Calculate the volume of the body defined by $x^2+y^2+z^2≤1$ for which $x^2+z^2≥z$

Question

Calculate the volume of the body defined by $x^2+y^2+z^2≤1$ for which $x^2+z^2≥z$

Attempt:

For the volume, I used this formula: $V=\iint y(x,z)dxdz$

I find it easier to express the problem through $y$ instead of $z$, so I get the following:

$$y(x,z)= \sqrt{(1-x^2-z^2)}$$

$$x^2 + (z - \frac{1}{2 })^2 = ( \frac{1}{2} )^2$$

From these I can get the visual graph of the intersection and visualize the figure that I need to calculate the volume from.
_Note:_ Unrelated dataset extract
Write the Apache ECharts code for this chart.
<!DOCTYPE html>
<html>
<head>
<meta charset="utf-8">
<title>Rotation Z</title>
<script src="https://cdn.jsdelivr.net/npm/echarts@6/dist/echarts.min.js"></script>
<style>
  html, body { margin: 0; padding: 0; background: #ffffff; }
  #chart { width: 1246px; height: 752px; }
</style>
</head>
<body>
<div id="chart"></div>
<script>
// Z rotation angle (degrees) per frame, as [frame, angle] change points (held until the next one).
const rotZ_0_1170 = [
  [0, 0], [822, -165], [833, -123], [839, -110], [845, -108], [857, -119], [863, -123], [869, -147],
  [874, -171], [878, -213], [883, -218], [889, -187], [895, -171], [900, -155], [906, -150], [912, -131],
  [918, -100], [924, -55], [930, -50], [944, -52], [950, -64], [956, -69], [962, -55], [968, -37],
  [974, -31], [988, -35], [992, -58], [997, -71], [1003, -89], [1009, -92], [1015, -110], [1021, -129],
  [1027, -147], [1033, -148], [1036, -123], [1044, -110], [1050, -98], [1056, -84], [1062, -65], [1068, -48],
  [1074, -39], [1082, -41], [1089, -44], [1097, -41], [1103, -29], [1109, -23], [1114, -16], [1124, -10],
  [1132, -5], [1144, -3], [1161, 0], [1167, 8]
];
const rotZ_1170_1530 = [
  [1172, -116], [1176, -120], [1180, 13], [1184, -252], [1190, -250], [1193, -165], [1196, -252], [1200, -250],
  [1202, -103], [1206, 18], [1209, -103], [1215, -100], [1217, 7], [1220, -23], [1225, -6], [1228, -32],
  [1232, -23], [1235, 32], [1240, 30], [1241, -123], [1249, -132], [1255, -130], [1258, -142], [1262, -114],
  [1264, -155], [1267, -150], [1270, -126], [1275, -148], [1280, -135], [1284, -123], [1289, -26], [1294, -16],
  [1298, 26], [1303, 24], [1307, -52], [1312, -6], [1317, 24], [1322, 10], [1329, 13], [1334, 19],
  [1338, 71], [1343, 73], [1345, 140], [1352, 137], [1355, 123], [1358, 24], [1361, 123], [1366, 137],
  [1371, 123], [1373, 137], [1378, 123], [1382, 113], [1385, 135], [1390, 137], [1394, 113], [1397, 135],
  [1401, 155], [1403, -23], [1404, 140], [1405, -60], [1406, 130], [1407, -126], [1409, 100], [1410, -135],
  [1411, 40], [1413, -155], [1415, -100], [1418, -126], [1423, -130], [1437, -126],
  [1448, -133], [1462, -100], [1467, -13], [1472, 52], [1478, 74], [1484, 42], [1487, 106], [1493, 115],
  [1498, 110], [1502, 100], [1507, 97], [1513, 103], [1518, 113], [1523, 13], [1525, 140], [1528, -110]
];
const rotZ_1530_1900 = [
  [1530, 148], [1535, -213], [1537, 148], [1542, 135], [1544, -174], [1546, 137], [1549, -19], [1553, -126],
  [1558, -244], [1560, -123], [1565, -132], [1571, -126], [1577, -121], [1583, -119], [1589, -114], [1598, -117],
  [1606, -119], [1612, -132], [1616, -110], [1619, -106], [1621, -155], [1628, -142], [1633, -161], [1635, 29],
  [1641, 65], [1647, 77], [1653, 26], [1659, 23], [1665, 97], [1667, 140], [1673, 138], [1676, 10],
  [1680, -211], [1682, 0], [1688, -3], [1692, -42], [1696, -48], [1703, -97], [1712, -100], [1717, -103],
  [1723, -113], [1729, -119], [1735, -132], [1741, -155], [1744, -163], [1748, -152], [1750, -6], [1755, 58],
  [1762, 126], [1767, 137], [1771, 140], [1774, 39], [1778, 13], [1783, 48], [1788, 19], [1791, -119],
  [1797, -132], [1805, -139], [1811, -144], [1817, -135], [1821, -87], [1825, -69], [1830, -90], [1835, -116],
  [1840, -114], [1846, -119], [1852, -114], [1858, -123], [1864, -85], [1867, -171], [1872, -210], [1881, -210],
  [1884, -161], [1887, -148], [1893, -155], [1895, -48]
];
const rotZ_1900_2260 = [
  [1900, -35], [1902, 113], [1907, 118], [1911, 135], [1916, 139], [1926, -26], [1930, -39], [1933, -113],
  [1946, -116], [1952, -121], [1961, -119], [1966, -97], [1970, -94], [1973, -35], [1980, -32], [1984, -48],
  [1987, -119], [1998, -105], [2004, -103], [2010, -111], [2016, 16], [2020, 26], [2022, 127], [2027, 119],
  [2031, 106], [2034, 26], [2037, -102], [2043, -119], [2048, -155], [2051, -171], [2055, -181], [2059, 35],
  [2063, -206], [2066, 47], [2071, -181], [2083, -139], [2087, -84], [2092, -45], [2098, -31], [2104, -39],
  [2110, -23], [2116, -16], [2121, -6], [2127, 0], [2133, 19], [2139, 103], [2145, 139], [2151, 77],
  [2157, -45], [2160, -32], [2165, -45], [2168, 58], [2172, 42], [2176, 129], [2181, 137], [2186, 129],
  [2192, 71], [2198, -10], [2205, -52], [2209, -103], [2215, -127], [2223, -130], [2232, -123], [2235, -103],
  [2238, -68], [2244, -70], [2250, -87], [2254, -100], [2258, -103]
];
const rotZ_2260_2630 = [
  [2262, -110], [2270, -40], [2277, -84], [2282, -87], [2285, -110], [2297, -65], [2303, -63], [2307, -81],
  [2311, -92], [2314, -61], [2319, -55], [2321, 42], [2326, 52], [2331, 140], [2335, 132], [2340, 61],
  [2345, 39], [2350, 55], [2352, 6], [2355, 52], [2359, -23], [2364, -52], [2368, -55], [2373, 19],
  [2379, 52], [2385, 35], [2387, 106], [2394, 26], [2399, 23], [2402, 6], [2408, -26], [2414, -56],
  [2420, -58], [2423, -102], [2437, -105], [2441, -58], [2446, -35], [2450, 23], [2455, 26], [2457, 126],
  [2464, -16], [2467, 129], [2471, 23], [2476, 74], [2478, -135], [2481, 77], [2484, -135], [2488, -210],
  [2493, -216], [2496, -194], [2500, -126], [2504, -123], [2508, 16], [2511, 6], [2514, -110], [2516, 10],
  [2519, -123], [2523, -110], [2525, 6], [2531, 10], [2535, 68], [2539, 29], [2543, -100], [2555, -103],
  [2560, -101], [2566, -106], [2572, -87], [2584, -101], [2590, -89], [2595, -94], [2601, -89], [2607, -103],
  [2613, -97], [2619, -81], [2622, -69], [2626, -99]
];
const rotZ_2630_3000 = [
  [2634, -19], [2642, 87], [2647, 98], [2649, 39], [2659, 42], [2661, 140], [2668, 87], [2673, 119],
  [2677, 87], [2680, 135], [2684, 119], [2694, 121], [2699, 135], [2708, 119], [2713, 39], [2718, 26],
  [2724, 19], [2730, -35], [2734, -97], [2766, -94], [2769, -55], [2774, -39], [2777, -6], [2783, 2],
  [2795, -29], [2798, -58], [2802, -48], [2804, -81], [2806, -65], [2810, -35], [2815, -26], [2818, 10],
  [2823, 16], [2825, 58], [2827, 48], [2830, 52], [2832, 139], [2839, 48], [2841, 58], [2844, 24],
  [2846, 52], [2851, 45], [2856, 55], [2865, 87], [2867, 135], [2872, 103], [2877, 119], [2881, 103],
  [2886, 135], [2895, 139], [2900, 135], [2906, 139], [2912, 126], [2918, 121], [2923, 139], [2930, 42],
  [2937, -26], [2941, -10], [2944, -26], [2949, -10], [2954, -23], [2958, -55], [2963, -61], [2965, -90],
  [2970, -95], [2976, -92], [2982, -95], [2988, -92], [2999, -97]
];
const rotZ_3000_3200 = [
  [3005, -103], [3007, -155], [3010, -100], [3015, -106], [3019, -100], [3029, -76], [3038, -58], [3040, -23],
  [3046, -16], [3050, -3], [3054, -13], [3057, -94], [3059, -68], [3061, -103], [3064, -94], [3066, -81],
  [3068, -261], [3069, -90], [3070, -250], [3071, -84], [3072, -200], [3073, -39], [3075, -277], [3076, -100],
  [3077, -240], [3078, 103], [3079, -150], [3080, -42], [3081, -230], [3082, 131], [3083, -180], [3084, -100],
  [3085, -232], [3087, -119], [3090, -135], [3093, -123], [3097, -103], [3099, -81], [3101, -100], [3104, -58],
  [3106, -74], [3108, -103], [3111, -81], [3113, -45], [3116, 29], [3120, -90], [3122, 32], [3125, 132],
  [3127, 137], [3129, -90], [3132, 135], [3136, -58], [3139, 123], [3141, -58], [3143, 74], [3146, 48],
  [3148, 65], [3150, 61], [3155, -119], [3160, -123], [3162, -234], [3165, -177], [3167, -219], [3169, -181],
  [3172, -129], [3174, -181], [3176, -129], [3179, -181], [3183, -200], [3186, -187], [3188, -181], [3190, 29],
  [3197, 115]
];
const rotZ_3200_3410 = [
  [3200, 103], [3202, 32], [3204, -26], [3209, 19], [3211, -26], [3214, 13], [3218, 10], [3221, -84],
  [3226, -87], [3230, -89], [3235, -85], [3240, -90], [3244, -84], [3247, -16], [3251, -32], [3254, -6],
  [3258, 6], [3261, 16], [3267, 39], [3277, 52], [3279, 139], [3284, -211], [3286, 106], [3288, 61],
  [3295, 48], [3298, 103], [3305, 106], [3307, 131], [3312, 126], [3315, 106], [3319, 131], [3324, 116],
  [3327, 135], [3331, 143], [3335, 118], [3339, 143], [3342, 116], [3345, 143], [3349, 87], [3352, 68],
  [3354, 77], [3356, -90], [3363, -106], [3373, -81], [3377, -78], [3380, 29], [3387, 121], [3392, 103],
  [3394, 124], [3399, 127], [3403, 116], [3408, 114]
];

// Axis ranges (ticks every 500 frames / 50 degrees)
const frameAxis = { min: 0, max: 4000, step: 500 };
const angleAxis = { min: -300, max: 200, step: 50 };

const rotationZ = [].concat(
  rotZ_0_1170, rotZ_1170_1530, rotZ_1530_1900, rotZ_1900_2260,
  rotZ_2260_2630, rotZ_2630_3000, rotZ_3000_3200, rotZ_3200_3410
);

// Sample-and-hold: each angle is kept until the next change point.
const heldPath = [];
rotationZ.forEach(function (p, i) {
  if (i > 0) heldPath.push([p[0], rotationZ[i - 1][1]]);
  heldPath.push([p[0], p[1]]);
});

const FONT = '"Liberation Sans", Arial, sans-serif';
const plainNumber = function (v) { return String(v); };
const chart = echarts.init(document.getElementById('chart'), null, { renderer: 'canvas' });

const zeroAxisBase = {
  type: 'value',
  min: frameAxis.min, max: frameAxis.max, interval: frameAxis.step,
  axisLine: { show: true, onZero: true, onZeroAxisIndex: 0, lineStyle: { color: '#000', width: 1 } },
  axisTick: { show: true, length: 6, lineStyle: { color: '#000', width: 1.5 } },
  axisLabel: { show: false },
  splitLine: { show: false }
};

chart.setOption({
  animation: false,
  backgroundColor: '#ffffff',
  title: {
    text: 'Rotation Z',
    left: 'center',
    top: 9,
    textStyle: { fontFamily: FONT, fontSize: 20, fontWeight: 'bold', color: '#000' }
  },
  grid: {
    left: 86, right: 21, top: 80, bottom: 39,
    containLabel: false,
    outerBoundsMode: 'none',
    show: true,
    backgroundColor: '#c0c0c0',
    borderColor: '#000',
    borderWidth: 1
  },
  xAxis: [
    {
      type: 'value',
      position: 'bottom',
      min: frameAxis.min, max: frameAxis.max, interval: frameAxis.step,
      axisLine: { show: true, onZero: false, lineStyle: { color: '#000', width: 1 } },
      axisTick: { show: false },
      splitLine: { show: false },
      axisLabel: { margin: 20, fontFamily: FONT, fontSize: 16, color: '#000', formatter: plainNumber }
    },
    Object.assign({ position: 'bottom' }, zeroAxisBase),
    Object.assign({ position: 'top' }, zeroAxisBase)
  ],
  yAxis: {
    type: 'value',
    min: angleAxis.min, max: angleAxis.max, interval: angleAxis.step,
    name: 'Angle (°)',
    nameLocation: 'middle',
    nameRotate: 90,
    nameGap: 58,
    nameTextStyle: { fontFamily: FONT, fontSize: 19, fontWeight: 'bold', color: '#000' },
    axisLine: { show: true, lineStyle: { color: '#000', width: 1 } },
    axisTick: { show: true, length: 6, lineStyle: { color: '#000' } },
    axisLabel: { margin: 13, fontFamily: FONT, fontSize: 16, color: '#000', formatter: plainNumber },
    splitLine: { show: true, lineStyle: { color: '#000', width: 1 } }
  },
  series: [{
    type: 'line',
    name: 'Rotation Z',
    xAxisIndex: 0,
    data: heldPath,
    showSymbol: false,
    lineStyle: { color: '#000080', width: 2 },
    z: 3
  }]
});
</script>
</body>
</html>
Next I switch to polar coordinates:

$$x = r\cos(\phi)$$ $$z = r\sin(\phi)$$ $$|J| = r$$

From this, I get the integral bounds: $0 ≤ r ≤ \sin(\phi)$ and $0 ≤ \phi ≤ \pi$

For the first integral I get the following: $$\int \sqrt{1-r^2}rdr$$ with the respected bounds.
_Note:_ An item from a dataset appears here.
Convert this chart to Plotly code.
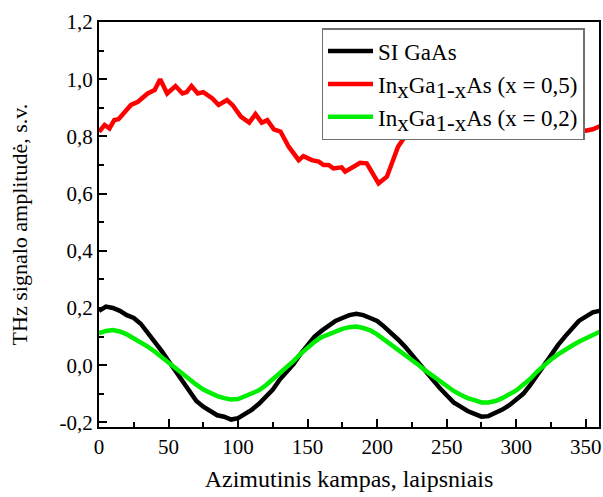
import plotly.graph_objects as go

# Azimuthal dependence of the THz signal amplitude
angle_grid = [0, 5, 10, 15, 20, 25, 30, 35, 40, 45, 50, 55, 60, 65, 70, 75, 80, 85, 90,
              95, 100, 105, 110, 115, 120, 125, 130, 135, 140, 145, 150, 155, 160, 165,
              170, 175, 180, 185, 190, 195, 200, 205, 210, 215, 220, 225, 230, 235, 240,
              245, 250, 255, 260, 265, 270, 275, 280, 285, 290, 295, 300, 305, 310, 315,
              320, 325, 330, 335, 340, 345, 350, 355, 360]

si_gaas = [0.19, 0.205, 0.20, 0.19, 0.175, 0.165, 0.145, 0.115, 0.085, 0.05, 0.015, -0.02,
           -0.055, -0.09, -0.125, -0.145, -0.16, -0.175, -0.18, -0.19, -0.185, -0.17,
           -0.155, -0.135, -0.11, -0.085, -0.05, -0.025, 0.005, 0.04, 0.07, 0.10, 0.12,
           0.14, 0.155, 0.165, 0.175, 0.18, 0.175, 0.165, 0.155, 0.135, 0.115, 0.09, 0.065,
           0.035, 0.005, -0.025, -0.055, -0.08, -0.105, -0.13, -0.145, -0.16, -0.17, -0.18,
           -0.178, -0.168, -0.155, -0.14, -0.122, -0.10, -0.07, -0.035, 0.005, 0.04, 0.07,
           0.10, 0.13, 0.155, 0.17, 0.185, 0.19]

ingaas_02 = [0.112, 0.12, 0.123, 0.118, 0.108, 0.095, 0.08, 0.065, 0.048, 0.028, 0.008,
             -0.012, -0.032, -0.05, -0.068, -0.085, -0.098, -0.108, -0.115, -0.12, -0.118,
             -0.108, -0.10, -0.088, -0.07, -0.05, -0.028, -0.008, 0.015, 0.04, 0.062, 0.082,
             0.098, 0.108, 0.117, 0.127, 0.133, 0.135, 0.13, 0.122, 0.108, 0.09, 0.072,
             0.055, 0.04, 0.02, 0.0, -0.02, -0.038, -0.055, -0.072, -0.09, -0.103, -0.115,
             -0.122, -0.13, -0.13, -0.125, -0.115, -0.10, -0.088, -0.068, -0.048, -0.022,
             0.0, 0.02, 0.038, 0.055, 0.068, 0.082, 0.095, 0.108, 0.117]

angle_05 = [0, 4, 7.5, 11, 14, 18, 23, 28, 32, 35, 40, 44, 49, 55, 60, 63, 66.5, 71, 75, 78,
            81.5, 86, 92, 96, 102, 108, 112.5, 117, 121, 125.7, 130.5, 136.4, 143.6, 147,
            153, 158, 161.5, 165, 168.6, 174.5, 177, 183, 187.7, 192.5, 197, 201, 207,
            210.4, 215, 220, 230, 245, 260, 280, 300, 320, 340, 350, 355, 360]
ingaas_05 = [0.816, 0.84, 0.828, 0.857, 0.86, 0.88, 0.91, 0.921, 0.935, 0.95, 0.962, 1.0,
             0.95, 0.976, 0.95, 0.955, 0.976, 0.95, 0.955, 0.945, 0.933, 0.91, 0.927, 0.91,
             0.869, 0.848, 0.878, 0.848, 0.857, 0.825, 0.817, 0.764, 0.717, 0.731, 0.717,
             0.712, 0.70, 0.70, 0.688, 0.692, 0.677, 0.694, 0.708, 0.706, 0.671, 0.636,
             0.659, 0.706, 0.764, 0.80, 0.83, 0.86, 0.88, 0.88, 0.86, 0.85, 0.83, 0.82,
             0.825, 0.835]

x_ticks = [0, 50, 100, 150, 200, 250, 300, 350]
y_ticks = [-0.2, 0.0, 0.2, 0.4, 0.6, 0.8, 1.0, 1.2]
y_tick_labels = ["-0,2", "0,0", "0,2", "0,4", "0,6", "0,8", "1,0", "1,2"]

FONT = "Liberation Serif, Times New Roman, serif"


def sub(t):
    # subscript drawn at the same size as the base text
    return f"<sub><span style='font-size:23px'>{t}</span></sub>"


legend_names = ["SI GaAs",
                f"In{sub('x')}Ga{sub('1-x')}As (x = 0,5)",
                f"In{sub('x')}Ga{sub('1-x')}As (x = 0,2)"]

fig = go.Figure()
fig.add_trace(go.Scatter(x=angle_grid, y=si_gaas, mode="lines", name=legend_names[0],
                         legendgroup="a", line=dict(color="black", width=4.5)))
fig.add_trace(go.Scatter(x=angle_05, y=ingaas_05, mode="lines", name=legend_names[1],
                         legendgroup="b", line=dict(color="#ff0000", width=4.5)))
fig.add_trace(go.Scatter(x=angle_grid, y=ingaas_02, mode="lines", name=legend_names[2],
                         legendgroup="c", line=dict(color="#00ee00", width=4.5)))

axis_common = dict(showline=True, linecolor="black", linewidth=2, mirror=True,
                   ticks="inside", ticklen=8, tickwidth=1.5, tickcolor="black",
                   showgrid=False, zeroline=False,
                   tickfont=dict(family=FONT, size=21, color="black"))

fig.update_xaxes(range=[0, 359.5], tickvals=x_ticks,
                 minor=dict(ticks="inside", ticklen=5, tickwidth=1.5, dtick=25,
                            tickcolor="black"),
                 title=dict(text="Azimutinis kampas, laipsniais",
                            font=dict(family=FONT, size=24, color="black"), standoff=12),
                 **axis_common)
fig.update_yaxes(range=[-0.216, 1.2], tickvals=y_ticks, ticktext=y_tick_labels,
                 minor=dict(ticks="inside", ticklen=5, tickwidth=1.5, dtick=0.1,
                            tickcolor="black"),
                 title=dict(text="THz signalo amplitudė, s.v.",
                            font=dict(family=FONT, size=22, color="black"), standoff=26),
                 **axis_common)

fig.update_layout(
    width=603, height=497,
    margin=dict(l=99, r=2, t=22, b=70),
    plot_bgcolor="white", paper_bgcolor="white",
    showlegend=True,
    legend=dict(x=0.445, y=0.985, xanchor="left", yanchor="top",
                bgcolor="white", bordercolor="#707070", borderwidth=1.5,
                font=dict(family=FONT, size=23, color="black"),
                itemwidth=45, tracegroupgap=0),
)

fig.write_html("out.html")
After the first integration, I get the following: $$ \frac{1}{3} \int (1-\cos^6(\phi))d\phi$$ with the respected bounds.

The final result is: $V = \dfrac{11\pi}{48}$.

Can anyone confirm if this is the correct result?

Answer 1

The problem asks you to compute the volume of the region inside the sphere $x^2+y^2+z^2=1$ and outside the cylinder $x^2+(z-1/2)^2=(1/2)^2$ whose boundary cannot be expressed in the form $y=f(x,z)$ for some $f$.

The volume of the region that is shared by both the cylinder and the sphere can be expressed as an iterated triple integral:

$$\int_0^\pi \int_0^{\sin(\theta)} \int_{-\sqrt{1-r^2}}^{\sqrt{1-r^2}}\mathrm{dy}r\mathrm{d}r\mathrm{d}\theta$$ Now subtract this from $4\pi/3$ to get your answer.